**Figure scripts**
-- BEGIN --

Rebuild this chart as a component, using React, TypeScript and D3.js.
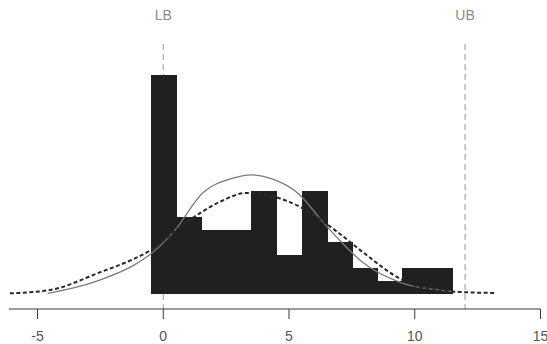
import React, { useEffect, useRef } from 'react';
import * as d3 from 'd3';

// histogram: bins of width 1 centred on integers
const binStarts = [-0.5, 0.5, 1.5, 2.5, 3.5, 4.5, 5.5, 6.5, 7.5, 8.5, 9.5, 10.5];
const binCounts = [17, 6, 5, 5, 8, 3, 8, 4, 2, 1, 2, 2];

// fitted curves (x, count scale)
const solidX = [-4.6, -3.6, -2.5, -1.2, -0.5, 0.4, 1.6, 2.7, 3.5, 4.3, 5.4, 6.3, 7.0, 7.9, 9.5, 11.0, 11.6];
const solidY = [0.05, 0.45, 1.1, 2.2, 3.1, 4.8, 7.9, 8.95, 9.25, 8.95, 7.75, 5.7, 4.2, 2.5, 0.85, 0.3, 0.15];
const dashedX = [-6.1, -4.5, -2.5, -1.2, -0.5, 0.6, 1.4, 2.3, 3.3, 4.3, 5.4, 6.3, 7.0, 7.9, 9.5, 10.3, 11.8, 13.2];
const dashedY = [0.05, 0.31, 1.7, 2.7, 3.4, 5.1, 6.2, 7.2, 7.84, 7.6, 6.8, 5.7, 4.7, 3.3, 1.1, 0.47, 0.16, 0.08];

const xTicks = [-5, 0, 5, 10, 15];
const bounds = [
  { label: 'LB', value: 0 },
  { label: 'UB', value: 12 },
];

const App = () => {
  const svgRef = useRef<SVGSVGElement>(null);
  const width = 547;
  const height = 344;

  useEffect(() => {
    const svg = d3.select(svgRef.current);
    svg.selectAll('*').remove();

    const x = d3.scaleLinear().domain([-5, 15]).range([37.5, 540.5]);
    const y = d3.scaleLinear().domain([0, 17]).range([294, 75]);
    const axisY = 309;
    const font = 'Liberation Sans, Arial, sans-serif';

    // bound lines (under the bars)
    svg
      .selectAll('line.bound')
      .data(bounds)
      .join('line')
      .attr('class', 'bound')
      .attr('x1', (d) => x(d.value))
      .attr('x2', (d) => x(d.value))
      .attr('y1', 44)
      .attr('y2', axisY)
      .attr('stroke', '#9a9a9a')
      .attr('stroke-width', 1)
      .attr('stroke-dasharray', '6,4');

    svg
      .selectAll('text.bound')
      .data(bounds)
      .join('text')
      .attr('class', 'bound')
      .attr('x', (d) => x(d.value))
      .attr('y', 20)
      .attr('text-anchor', 'middle')
      .attr('font-family', font)
      .attr('font-size', 14)
      .attr('fill', '#8a8a8a')
      .text((d) => d.label);

    // bars
    svg
      .selectAll('rect.bar')
      .data(binCounts)
      .join('rect')
      .attr('class', 'bar')
      .attr('x', (d, i) => Math.round(x(binStarts[i])))
      .attr('y', (d) => Math.round(y(d)))
      .attr('width', (d, i) => Math.round(x(binStarts[i] + 1)) - Math.round(x(binStarts[i])) + 1)
      .attr('height', (d) => Math.round(y(0)) - Math.round(y(d)))
      .attr('fill', '#202020')
      .attr('shape-rendering', 'crispEdges');

    const solidPts = solidX.map((v, i) => [x(v), y(solidY[i])] as [number, number]);
    const dashedPts = dashedX.map((v, i) => [x(v), y(dashedY[i])] as [number, number]);

    svg
      .append('path')
      .attr('d', d3.line().curve(d3.curveMonotoneX)(solidPts))
      .attr('fill', 'none')
      .attr('stroke', '#7a7a7a')
      .attr('stroke-width', 1.3);

    svg
      .append('path')
      .attr('d', d3.line().curve(d3.curveMonotoneX)(dashedPts))
      .attr('fill', 'none')
      .attr('stroke', '#2a2a2a')
      .attr('stroke-width', 2)
      .attr('stroke-dasharray', '4,2.5');

    // x axis
    const axis = svg.append('g').attr('transform', `translate(0,${axisY})`);
    axis
      .append('line')
      .attr('x1', 9)
      .attr('x2', x(15))
      .attr('stroke', '#3a3a3a')
      .attr('stroke-width', 1);
    axis
      .selectAll('line.tick')
      .data(xTicks)
      .join('line')
      .attr('class', 'tick')
      .attr('x1', (d) => x(d))
      .attr('x2', (d) => x(d))
      .attr('y1', 0)
      .attr('y2', 10)
      .attr('stroke', '#3a3a3a');
    axis
      .selectAll('text')
      .data(xTicks)
      .join('text')
      .attr('x', (d) => x(d))
      .attr('y', 32)
      .attr('text-anchor', 'middle')
      .attr('font-family', font)
      .attr('font-size', 14)
      .attr('fill', '#555')
      .text((d) => d);
  }, []);

  return (
    <svg
      ref={svgRef}
      width={width}
      height={height}
      style={{ position: 'absolute', left: 0, top: 0, background: '#fff' }}
    />
  );
};

export default App;
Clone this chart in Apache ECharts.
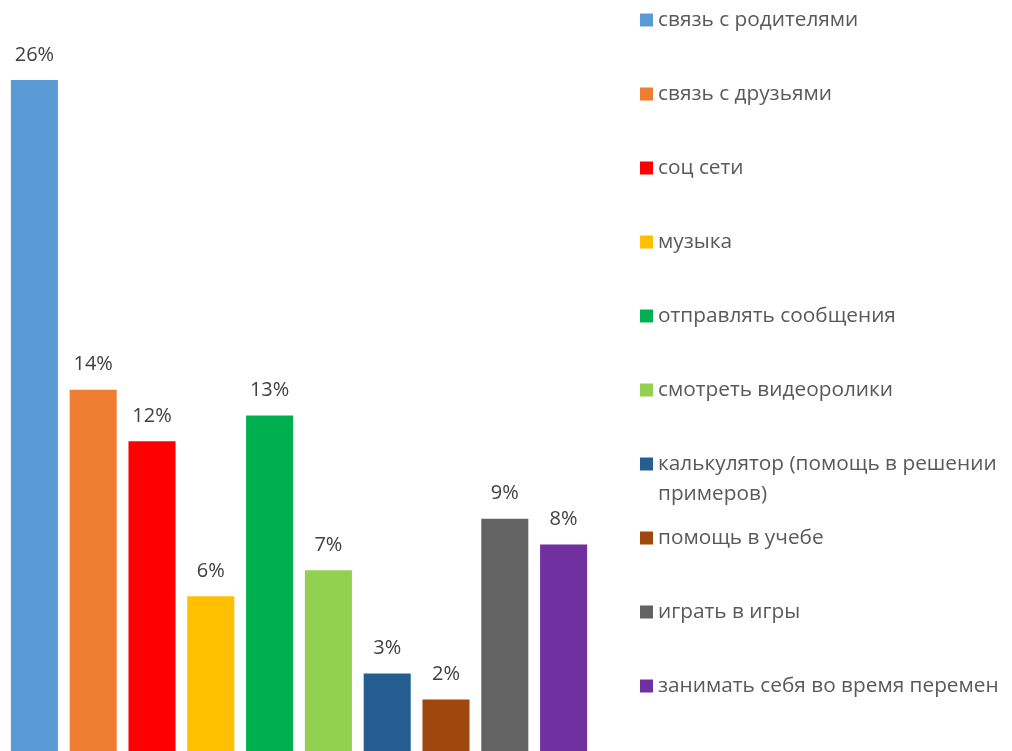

-- END --

**Task goal**
Starting at the first line of the material, output exactly the lines up to and including the one with "const font = 'Liberation". Do not include the pictures.

**Result for this exercise**
Rebuild this chart as a component, using React, TypeScript and D3.js.
import React, { useEffect, useRef } from 'react';
import * as d3 from 'd3';

// histogram: bins of width 1 centred on integers
const binStarts = [-0.5, 0.5, 1.5, 2.5, 3.5, 4.5, 5.5, 6.5, 7.5, 8.5, 9.5, 10.5];
const binCounts = [17, 6, 5, 5, 8, 3, 8, 4, 2, 1, 2, 2];

// fitted curves (x, count scale)
const solidX = [-4.6, -3.6, -2.5, -1.2, -0.5, 0.4, 1.6, 2.7, 3.5, 4.3, 5.4, 6.3, 7.0, 7.9, 9.5, 11.0, 11.6];
const solidY = [0.05, 0.45, 1.1, 2.2, 3.1, 4.8, 7.9, 8.95, 9.25, 8.95, 7.75, 5.7, 4.2, 2.5, 0.85, 0.3, 0.15];
const dashedX = [-6.1, -4.5, -2.5, -1.2, -0.5, 0.6, 1.4, 2.3, 3.3, 4.3, 5.4, 6.3, 7.0, 7.9, 9.5, 10.3, 11.8, 13.2];
const dashedY = [0.05, 0.31, 1.7, 2.7, 3.4, 5.1, 6.2, 7.2, 7.84, 7.6, 6.8, 5.7, 4.7, 3.3, 1.1, 0.47, 0.16, 0.08];

const xTicks = [-5, 0, 5, 10, 15];
const bounds = [
  { label: 'LB', value: 0 },
  { label: 'UB', value: 12 },
];

const App = () => {
  const svgRef = useRef<SVGSVGElement>(null);
  const width = 547;
  const height = 344;

  useEffect(() => {
    const svg = d3.select(svgRef.current);
    svg.selectAll('*').remove();

    const x = d3.scaleLinear().domain([-5, 15]).range([37.5, 540.5]);
    const y = d3.scaleLinear().domain([0, 17]).range([294, 75]);
    const axisY = 309;
    const font = 'Liberation Sans, Arial, sans-serif';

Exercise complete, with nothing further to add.